Given instruction: Quote every line from the top of the listing down to and including the line that contains "ax_a.set_ylim(0, 100)".

▬▬▬

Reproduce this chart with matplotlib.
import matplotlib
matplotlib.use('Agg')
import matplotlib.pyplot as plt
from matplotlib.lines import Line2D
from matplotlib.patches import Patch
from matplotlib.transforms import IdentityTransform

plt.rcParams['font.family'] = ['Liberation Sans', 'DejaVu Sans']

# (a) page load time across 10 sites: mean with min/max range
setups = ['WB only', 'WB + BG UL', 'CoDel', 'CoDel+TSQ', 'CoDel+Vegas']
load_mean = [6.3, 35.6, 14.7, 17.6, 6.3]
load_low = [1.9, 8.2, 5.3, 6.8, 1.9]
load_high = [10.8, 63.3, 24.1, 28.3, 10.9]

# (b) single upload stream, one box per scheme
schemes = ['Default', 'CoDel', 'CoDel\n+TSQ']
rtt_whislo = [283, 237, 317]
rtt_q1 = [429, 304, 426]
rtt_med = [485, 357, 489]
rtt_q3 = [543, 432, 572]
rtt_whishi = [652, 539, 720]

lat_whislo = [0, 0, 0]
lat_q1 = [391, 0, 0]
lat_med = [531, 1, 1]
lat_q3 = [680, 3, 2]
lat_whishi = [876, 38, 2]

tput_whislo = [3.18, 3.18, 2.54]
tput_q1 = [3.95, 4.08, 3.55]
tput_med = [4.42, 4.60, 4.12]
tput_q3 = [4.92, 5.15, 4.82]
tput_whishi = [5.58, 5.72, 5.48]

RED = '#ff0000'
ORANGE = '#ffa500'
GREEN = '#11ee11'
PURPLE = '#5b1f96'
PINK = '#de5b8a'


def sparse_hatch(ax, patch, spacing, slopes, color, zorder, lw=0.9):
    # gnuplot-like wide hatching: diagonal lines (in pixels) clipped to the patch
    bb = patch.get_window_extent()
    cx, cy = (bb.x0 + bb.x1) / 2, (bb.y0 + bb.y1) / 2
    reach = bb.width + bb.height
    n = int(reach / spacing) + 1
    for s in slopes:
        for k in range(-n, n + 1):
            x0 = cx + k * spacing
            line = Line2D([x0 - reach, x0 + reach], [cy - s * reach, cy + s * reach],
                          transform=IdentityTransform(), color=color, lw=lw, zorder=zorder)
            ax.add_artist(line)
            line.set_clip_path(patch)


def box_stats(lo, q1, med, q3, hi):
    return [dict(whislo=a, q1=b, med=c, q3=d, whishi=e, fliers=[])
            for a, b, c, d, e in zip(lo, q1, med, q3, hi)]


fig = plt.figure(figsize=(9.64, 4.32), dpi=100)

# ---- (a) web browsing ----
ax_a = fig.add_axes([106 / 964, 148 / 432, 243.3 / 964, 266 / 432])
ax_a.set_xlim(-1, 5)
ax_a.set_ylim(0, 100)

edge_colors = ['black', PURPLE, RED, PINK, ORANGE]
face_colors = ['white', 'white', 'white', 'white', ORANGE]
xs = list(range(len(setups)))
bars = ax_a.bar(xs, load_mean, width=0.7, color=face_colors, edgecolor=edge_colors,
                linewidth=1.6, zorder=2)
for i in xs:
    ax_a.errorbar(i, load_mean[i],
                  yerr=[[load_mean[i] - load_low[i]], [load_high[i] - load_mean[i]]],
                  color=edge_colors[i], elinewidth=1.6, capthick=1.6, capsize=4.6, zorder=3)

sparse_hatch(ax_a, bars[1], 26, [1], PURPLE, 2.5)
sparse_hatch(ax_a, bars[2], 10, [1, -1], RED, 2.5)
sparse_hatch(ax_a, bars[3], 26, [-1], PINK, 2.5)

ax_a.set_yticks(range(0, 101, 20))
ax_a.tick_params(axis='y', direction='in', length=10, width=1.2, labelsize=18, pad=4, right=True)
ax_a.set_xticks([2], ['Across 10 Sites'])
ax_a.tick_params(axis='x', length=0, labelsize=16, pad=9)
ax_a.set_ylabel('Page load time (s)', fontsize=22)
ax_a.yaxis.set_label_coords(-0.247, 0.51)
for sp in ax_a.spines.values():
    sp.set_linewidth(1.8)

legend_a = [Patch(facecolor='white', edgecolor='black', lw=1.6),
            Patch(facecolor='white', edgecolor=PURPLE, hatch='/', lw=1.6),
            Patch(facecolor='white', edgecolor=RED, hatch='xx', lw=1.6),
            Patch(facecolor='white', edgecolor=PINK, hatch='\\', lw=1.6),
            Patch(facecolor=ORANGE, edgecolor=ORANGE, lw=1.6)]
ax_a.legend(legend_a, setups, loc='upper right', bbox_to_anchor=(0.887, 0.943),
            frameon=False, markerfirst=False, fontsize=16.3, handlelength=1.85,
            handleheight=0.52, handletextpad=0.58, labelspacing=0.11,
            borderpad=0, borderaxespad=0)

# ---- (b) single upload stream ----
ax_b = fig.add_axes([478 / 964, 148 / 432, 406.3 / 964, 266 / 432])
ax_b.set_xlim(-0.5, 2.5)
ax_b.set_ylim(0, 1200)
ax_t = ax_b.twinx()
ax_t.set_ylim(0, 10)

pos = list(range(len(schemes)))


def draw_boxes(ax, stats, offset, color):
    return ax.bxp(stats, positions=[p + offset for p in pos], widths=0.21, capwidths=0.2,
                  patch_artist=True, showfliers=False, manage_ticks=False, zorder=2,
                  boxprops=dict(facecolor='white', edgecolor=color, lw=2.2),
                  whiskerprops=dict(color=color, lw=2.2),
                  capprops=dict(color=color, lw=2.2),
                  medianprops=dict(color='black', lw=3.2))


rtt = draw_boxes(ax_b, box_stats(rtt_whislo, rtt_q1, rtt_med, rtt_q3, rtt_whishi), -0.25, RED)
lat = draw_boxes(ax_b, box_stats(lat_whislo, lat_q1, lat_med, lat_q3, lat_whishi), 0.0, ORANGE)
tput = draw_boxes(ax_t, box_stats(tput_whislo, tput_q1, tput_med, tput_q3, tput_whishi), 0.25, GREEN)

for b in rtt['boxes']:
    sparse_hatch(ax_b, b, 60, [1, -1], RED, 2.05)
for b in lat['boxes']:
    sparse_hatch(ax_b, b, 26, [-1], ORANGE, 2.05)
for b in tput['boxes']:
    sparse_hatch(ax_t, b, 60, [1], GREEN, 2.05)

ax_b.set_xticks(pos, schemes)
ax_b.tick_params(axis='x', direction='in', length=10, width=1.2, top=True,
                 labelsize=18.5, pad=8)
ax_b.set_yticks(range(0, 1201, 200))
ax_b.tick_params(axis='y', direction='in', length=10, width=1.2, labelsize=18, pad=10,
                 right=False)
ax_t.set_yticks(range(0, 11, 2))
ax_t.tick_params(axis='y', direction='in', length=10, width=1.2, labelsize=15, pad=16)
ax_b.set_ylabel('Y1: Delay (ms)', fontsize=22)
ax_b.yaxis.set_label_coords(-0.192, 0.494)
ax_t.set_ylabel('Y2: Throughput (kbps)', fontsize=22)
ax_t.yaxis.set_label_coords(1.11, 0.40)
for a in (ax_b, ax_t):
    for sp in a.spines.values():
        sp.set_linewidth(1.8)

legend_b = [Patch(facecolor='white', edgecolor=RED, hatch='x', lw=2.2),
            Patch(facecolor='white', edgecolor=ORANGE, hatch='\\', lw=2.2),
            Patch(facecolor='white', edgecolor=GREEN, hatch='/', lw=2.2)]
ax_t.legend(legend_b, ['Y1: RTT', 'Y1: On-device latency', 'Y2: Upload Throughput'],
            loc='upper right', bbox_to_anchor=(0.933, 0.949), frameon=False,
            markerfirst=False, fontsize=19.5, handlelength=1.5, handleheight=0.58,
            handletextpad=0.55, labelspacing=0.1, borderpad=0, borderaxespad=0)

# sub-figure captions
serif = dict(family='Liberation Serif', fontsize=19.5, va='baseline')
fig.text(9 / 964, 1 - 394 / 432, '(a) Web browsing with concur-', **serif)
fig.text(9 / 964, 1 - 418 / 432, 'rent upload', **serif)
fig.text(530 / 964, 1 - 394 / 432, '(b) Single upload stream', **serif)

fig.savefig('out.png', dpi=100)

▬▬▬

Worked solution:
Reproduce this chart with matplotlib.
import matplotlib
matplotlib.use('Agg')
import matplotlib.pyplot as plt
from matplotlib.lines import Line2D
from matplotlib.patches import Patch
from matplotlib.transforms import IdentityTransform

plt.rcParams['font.family'] = ['Liberation Sans', 'DejaVu Sans']

# (a) page load time across 10 sites: mean with min/max range
setups = ['WB only', 'WB + BG UL', 'CoDel', 'CoDel+TSQ', 'CoDel+Vegas']
load_mean = [6.3, 35.6, 14.7, 17.6, 6.3]
load_low = [1.9, 8.2, 5.3, 6.8, 1.9]
load_high = [10.8, 63.3, 24.1, 28.3, 10.9]

# (b) single upload stream, one box per scheme
schemes = ['Default', 'CoDel', 'CoDel\n+TSQ']
rtt_whislo = [283, 237, 317]
rtt_q1 = [429, 304, 426]
rtt_med = [485, 357, 489]
rtt_q3 = [543, 432, 572]
rtt_whishi = [652, 539, 720]

lat_whislo = [0, 0, 0]
lat_q1 = [391, 0, 0]
lat_med = [531, 1, 1]
lat_q3 = [680, 3, 2]
lat_whishi = [876, 38, 2]

tput_whislo = [3.18, 3.18, 2.54]
tput_q1 = [3.95, 4.08, 3.55]
tput_med = [4.42, 4.60, 4.12]
tput_q3 = [4.92, 5.15, 4.82]
tput_whishi = [5.58, 5.72, 5.48]

RED = '#ff0000'
ORANGE = '#ffa500'
GREEN = '#11ee11'
PURPLE = '#5b1f96'
PINK = '#de5b8a'


def sparse_hatch(ax, patch, spacing, slopes, color, zorder, lw=0.9):
    # gnuplot-like wide hatching: diagonal lines (in pixels) clipped to the patch
    bb = patch.get_window_extent()
    cx, cy = (bb.x0 + bb.x1) / 2, (bb.y0 + bb.y1) / 2
    reach = bb.width + bb.height
    n = int(reach / spacing) + 1
    for s in slopes:
        for k in range(-n, n + 1):
            x0 = cx + k * spacing
            line = Line2D([x0 - reach, x0 + reach], [cy - s * reach, cy + s * reach],
                          transform=IdentityTransform(), color=color, lw=lw, zorder=zorder)
            ax.add_artist(line)
            line.set_clip_path(patch)


def box_stats(lo, q1, med, q3, hi):
    return [dict(whislo=a, q1=b, med=c, q3=d, whishi=e, fliers=[])
            for a, b, c, d, e in zip(lo, q1, med, q3, hi)]


fig = plt.figure(figsize=(9.64, 4.32), dpi=100)

# ---- (a) web browsing ----
ax_a = fig.add_axes([106 / 964, 148 / 432, 243.3 / 964, 266 / 432])
ax_a.set_xlim(-1, 5)
ax_a.set_ylim(0, 100)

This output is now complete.